* _The task_: Using the listing below, please gather every line containing the word "this".

* _Material provided_:
++++++++++++++++++++
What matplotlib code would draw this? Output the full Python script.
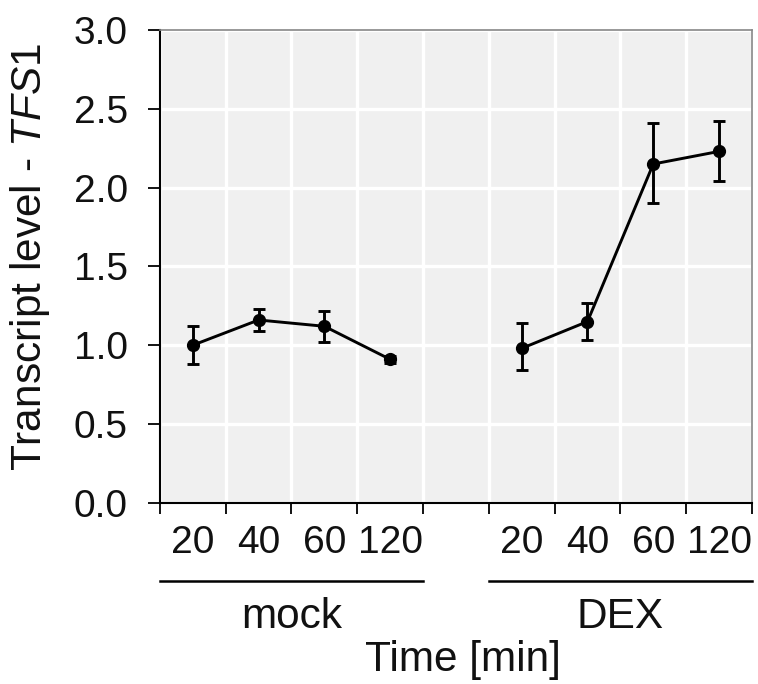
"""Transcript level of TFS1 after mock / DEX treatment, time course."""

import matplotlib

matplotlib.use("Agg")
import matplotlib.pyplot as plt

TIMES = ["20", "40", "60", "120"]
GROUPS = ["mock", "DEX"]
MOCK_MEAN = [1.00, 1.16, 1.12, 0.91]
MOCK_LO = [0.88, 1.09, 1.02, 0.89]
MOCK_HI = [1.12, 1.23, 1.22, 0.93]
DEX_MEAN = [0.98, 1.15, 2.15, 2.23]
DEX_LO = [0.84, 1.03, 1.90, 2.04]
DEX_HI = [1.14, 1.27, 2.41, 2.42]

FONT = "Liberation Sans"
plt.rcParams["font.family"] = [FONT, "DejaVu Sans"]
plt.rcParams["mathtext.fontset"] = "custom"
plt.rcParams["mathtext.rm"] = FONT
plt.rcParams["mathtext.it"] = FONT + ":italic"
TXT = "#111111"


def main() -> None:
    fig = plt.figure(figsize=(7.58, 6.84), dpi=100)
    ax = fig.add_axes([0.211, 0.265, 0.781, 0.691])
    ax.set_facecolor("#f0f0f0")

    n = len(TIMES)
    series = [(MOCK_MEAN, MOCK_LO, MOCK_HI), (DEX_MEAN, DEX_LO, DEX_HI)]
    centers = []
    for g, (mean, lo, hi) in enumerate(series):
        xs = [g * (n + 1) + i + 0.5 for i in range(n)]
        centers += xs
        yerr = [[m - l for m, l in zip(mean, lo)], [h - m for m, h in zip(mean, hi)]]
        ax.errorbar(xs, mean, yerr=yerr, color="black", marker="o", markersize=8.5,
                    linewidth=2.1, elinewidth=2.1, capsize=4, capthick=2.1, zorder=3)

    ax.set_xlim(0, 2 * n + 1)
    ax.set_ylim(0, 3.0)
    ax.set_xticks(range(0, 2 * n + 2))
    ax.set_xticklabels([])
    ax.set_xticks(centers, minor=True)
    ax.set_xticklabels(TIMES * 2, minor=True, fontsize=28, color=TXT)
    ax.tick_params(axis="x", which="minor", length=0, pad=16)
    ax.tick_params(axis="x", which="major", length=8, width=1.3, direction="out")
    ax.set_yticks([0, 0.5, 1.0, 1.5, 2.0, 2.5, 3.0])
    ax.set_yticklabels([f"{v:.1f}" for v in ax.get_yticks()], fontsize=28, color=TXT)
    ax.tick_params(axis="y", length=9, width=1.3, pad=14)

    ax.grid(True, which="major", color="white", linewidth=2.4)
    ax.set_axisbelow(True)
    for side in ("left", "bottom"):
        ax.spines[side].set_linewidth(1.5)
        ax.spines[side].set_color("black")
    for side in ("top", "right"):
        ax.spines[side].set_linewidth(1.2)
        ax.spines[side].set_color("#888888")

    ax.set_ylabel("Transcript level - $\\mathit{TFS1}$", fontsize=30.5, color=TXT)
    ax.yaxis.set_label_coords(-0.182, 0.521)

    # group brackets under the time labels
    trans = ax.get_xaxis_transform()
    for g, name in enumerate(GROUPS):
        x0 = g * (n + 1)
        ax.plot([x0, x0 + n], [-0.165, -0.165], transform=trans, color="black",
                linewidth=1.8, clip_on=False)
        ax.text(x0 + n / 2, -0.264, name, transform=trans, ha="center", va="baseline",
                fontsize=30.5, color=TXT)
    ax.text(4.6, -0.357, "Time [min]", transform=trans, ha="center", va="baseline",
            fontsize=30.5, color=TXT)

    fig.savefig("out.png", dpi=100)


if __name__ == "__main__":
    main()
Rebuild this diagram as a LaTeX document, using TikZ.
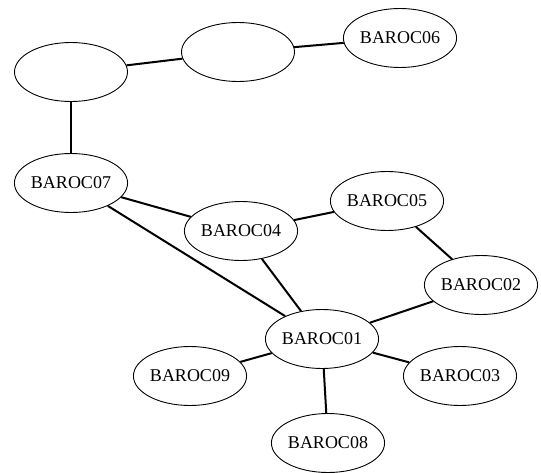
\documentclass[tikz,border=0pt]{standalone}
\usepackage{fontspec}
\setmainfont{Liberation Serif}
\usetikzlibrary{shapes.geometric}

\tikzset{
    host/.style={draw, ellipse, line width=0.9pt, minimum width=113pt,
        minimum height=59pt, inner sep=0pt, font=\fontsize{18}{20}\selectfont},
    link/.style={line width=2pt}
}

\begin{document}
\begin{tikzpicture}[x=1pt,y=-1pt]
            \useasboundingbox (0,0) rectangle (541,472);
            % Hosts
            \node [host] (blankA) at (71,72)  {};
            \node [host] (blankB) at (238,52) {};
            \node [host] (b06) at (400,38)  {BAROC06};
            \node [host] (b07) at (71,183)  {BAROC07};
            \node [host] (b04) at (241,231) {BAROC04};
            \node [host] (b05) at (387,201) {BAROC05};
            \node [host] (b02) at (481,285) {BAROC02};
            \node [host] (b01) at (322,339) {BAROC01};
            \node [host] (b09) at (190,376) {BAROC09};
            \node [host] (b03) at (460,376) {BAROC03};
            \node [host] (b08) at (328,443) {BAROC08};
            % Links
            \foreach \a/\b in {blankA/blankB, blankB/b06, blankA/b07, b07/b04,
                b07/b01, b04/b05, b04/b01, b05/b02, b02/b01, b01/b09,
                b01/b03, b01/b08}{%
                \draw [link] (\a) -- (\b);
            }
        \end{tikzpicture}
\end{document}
++++++++++++++++++++
* _Written response_:
What matplotlib code would draw this? Output the full Python script.
Rebuild this diagram as a LaTeX document, using TikZ.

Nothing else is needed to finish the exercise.